福島県は20日、二本松市の認可外保育施設「杉の子保育園」に対し、保育士が適切に配置されていないなど6項目で改善勧告したものの、改善が認められなかったと発表した。同園の副園長は同日、福島民友新聞社の取材に「閉園する考えだ」と明かした。
県などによると、児童福祉法に基づく改善勧告後、施設名を公表するのは県内初。県は今後、弁明の機会を設けた上で県社会福祉審議会の意見を踏まえ、事業停止や施設閉鎖の命令手続きも視野に入れる。
県によると、4月から保育士資格を持たない職員のみで保育していることが7月の運営状況報告書で判明。7月30日に立ち入り調査を実施し、8月9日付で6項目で改善勧告した。求めたのは保育士の配置のほか、保育安全計画を策定して周知することなど。県は9月30日に特別立ち入り調査や今月11日に現地確認した。しかし、保育士資格を持たない職員で保育する時間帯を確認したことなどから、公表に踏み切った。

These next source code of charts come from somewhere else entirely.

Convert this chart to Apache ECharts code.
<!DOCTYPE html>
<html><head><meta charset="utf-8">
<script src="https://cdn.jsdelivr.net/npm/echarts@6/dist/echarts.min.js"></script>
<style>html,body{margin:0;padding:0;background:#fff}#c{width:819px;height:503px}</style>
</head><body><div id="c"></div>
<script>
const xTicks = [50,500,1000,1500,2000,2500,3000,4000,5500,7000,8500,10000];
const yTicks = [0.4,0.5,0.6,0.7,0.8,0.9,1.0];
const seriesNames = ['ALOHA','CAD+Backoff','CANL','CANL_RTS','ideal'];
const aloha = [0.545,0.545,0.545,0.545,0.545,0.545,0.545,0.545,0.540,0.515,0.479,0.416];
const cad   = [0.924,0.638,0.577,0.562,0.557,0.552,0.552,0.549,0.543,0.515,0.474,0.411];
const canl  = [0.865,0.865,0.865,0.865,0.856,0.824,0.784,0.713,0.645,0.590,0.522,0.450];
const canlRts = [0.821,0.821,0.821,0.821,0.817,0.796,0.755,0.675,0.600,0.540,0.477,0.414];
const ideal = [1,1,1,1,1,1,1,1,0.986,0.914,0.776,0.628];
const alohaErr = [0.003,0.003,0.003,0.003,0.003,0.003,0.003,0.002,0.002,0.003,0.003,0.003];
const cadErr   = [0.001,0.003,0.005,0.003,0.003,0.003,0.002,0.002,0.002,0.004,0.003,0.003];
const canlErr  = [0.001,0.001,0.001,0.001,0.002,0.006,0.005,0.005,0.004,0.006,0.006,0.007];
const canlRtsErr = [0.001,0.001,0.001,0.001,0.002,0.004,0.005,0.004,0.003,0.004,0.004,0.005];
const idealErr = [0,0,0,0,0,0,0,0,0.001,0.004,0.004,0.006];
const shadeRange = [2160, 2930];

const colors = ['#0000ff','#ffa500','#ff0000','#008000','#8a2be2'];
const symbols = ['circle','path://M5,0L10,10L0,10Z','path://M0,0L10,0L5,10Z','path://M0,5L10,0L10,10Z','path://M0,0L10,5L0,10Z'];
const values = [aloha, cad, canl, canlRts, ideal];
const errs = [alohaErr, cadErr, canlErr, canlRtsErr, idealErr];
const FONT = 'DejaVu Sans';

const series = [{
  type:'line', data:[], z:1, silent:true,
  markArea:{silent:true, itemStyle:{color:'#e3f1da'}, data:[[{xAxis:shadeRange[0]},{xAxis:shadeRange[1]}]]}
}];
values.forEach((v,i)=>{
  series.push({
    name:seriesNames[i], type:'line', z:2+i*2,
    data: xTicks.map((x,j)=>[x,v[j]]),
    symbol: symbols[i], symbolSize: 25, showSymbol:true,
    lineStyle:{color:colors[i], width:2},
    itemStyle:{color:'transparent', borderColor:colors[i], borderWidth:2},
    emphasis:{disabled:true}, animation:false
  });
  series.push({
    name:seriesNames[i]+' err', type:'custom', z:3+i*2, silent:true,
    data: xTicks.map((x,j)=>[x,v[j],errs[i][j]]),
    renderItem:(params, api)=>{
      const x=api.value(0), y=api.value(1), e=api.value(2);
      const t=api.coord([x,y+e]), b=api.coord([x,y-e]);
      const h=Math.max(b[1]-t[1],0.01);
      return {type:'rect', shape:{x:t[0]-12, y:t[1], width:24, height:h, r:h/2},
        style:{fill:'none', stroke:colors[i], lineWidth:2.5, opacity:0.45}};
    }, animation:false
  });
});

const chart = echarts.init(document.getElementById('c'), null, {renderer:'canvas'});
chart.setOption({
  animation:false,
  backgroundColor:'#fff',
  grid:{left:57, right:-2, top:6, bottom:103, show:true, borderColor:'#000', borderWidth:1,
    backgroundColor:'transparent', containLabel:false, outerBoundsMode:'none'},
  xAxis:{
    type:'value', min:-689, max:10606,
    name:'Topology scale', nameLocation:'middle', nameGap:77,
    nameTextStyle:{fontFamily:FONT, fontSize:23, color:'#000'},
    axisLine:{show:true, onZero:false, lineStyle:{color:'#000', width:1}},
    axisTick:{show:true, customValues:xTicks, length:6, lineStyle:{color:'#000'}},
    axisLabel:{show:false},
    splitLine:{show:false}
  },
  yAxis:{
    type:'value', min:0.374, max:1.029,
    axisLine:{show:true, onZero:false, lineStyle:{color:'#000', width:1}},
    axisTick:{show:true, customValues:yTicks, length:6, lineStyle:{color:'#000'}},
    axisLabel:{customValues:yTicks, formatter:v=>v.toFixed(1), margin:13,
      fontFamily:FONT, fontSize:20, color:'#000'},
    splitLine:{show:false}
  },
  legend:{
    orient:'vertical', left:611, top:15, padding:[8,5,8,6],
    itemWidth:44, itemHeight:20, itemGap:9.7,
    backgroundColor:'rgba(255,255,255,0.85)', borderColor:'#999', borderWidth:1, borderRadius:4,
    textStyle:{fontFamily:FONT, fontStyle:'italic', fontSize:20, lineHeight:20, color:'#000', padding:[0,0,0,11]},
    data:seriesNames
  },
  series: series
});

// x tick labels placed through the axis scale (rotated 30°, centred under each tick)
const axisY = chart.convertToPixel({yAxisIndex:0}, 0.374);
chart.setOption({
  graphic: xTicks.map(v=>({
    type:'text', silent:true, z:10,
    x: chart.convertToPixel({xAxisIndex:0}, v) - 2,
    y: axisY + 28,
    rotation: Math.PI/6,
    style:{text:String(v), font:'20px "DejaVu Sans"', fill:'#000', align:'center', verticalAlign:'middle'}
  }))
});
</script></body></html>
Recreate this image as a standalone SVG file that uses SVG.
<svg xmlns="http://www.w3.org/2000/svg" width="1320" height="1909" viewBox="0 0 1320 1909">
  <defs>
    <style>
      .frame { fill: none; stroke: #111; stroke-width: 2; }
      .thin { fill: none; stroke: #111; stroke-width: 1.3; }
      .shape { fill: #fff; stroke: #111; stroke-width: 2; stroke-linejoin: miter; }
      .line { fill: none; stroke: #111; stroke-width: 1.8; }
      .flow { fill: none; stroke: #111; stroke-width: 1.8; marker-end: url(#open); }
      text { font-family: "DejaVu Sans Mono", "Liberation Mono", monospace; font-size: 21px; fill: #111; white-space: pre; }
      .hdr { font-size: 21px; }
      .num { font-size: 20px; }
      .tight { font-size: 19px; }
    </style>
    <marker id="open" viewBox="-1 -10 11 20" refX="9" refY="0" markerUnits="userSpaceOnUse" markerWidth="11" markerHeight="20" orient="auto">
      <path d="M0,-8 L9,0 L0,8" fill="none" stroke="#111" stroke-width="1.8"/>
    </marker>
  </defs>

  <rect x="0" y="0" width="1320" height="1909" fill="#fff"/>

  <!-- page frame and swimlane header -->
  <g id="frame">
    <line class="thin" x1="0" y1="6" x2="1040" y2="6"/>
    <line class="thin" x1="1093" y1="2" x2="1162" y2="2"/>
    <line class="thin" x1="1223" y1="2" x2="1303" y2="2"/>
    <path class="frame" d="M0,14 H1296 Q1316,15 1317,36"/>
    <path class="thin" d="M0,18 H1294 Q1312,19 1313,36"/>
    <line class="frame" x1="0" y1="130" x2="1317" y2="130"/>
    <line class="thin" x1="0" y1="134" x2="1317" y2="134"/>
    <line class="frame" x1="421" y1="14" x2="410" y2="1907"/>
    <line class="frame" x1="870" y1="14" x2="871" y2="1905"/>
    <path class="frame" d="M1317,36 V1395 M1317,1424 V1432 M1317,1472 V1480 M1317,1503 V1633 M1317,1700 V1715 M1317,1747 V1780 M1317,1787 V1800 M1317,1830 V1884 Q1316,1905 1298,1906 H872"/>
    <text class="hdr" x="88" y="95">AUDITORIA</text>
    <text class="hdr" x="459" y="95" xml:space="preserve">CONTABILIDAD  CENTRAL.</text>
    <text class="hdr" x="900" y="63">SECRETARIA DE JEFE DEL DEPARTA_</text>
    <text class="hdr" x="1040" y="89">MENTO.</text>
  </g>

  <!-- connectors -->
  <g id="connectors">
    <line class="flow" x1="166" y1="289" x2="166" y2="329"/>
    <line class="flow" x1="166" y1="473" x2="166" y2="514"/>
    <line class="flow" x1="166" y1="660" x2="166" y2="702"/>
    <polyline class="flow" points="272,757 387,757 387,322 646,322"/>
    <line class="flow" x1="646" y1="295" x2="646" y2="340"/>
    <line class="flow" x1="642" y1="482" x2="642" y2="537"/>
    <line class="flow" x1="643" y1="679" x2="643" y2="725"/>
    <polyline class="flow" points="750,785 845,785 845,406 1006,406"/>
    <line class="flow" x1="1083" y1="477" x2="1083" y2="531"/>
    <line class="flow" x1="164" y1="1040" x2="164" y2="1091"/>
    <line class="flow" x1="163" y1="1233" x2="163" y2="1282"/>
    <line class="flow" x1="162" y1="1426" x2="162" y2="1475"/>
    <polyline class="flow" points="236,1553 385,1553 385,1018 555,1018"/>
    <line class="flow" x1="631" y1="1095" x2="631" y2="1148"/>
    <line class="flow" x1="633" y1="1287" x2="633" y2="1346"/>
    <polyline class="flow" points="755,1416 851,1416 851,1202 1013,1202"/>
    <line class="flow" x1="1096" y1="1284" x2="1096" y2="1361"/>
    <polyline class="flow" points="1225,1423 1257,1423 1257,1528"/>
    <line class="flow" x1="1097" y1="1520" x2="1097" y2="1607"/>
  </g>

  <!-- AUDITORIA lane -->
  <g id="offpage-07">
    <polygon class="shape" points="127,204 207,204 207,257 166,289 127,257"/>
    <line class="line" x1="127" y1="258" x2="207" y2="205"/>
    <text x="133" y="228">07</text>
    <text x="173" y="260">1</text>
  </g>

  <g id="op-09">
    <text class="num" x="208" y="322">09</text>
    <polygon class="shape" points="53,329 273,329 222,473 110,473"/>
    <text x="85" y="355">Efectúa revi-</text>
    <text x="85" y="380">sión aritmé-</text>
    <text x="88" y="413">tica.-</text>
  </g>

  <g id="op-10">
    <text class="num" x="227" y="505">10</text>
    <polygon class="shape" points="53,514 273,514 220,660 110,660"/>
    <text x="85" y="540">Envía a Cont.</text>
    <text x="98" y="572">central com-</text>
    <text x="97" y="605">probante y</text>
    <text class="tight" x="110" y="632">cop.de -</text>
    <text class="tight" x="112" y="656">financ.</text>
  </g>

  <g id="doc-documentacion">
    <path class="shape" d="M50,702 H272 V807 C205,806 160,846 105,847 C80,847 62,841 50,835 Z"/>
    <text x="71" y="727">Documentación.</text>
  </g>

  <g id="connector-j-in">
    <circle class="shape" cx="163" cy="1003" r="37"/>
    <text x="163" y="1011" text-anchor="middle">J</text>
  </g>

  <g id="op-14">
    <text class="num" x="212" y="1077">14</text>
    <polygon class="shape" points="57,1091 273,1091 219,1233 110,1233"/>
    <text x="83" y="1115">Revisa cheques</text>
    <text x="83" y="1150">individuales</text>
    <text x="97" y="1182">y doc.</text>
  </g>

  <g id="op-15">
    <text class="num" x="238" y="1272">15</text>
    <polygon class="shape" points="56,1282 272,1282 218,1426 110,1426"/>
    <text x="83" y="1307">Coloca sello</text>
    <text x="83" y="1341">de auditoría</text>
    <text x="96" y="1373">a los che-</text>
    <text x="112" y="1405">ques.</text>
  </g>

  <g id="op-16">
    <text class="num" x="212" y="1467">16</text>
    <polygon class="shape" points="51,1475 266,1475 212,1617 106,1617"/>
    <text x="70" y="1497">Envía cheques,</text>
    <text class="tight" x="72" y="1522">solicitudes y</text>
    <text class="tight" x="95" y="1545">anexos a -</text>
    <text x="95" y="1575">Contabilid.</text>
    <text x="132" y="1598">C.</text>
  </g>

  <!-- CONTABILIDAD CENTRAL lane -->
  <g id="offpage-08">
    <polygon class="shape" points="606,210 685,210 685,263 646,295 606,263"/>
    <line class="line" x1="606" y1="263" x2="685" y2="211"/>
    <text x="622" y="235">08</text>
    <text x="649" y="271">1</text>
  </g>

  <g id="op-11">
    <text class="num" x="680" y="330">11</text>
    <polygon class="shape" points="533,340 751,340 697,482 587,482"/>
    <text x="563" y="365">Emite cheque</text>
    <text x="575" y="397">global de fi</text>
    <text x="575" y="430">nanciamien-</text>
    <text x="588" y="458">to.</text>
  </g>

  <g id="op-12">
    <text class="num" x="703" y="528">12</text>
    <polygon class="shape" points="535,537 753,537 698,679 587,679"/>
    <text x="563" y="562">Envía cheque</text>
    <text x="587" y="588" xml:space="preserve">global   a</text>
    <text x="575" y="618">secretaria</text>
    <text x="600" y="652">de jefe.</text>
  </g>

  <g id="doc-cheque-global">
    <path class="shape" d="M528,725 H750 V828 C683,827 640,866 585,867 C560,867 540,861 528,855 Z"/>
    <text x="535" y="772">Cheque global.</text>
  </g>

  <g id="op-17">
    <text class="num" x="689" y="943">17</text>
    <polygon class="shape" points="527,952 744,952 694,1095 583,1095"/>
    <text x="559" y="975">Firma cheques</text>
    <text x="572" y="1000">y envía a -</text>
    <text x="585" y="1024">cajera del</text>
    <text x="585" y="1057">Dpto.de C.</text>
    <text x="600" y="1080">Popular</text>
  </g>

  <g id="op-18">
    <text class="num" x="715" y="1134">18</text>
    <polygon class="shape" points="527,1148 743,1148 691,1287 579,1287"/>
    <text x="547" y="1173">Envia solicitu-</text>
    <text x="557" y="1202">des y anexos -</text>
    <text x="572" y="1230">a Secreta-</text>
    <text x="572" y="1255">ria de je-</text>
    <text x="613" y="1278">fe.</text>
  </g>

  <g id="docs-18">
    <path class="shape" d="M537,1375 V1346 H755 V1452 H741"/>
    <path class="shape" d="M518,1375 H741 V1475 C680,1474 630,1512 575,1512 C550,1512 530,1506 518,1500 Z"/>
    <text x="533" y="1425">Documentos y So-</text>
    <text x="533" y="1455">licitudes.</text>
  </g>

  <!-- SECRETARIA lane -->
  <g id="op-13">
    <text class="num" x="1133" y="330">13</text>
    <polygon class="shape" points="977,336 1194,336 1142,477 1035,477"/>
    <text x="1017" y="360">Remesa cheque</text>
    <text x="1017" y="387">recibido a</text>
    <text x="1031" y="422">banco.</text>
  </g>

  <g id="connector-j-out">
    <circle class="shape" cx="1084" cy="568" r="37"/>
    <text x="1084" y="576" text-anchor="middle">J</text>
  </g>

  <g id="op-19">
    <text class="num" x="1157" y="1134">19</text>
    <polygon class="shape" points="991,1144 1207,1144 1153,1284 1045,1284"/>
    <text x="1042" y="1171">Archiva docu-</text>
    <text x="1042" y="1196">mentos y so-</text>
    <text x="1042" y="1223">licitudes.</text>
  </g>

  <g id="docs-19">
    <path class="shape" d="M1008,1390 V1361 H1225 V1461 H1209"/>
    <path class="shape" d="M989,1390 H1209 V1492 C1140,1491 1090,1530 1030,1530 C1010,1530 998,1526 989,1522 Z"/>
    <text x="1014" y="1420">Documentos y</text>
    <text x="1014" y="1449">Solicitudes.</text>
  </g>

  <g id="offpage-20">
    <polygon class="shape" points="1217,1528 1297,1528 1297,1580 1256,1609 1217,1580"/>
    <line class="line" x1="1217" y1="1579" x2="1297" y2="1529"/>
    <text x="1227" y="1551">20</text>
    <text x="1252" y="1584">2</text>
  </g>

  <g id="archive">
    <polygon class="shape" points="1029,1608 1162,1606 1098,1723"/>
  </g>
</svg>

県は関係自治体と連携し、利用園児2人が適切な援助を受けられるように調整するほか、同園の利用を控えるように周知する。県は「子どもの安全、安心を考えて公表した。基準はしっかりと満たしてほしい」(子育て支援課)とした。
同園の副園長は20日、取材に「ずさんな運営をしてきたことは謝罪したい」としたが、「書類を訂正し提出しようとしていた際の公表で大変遺憾だ」と県の対応に不満を示した。
副園長は続けて「勧告に従い、9月から保育士2人をパート採用し、勤務時間の関係で3人目を探していた。1週間40時間以内の勤務時間を巡り県と認識のずれがあった。もう少し早く言ってほしかった」と話した。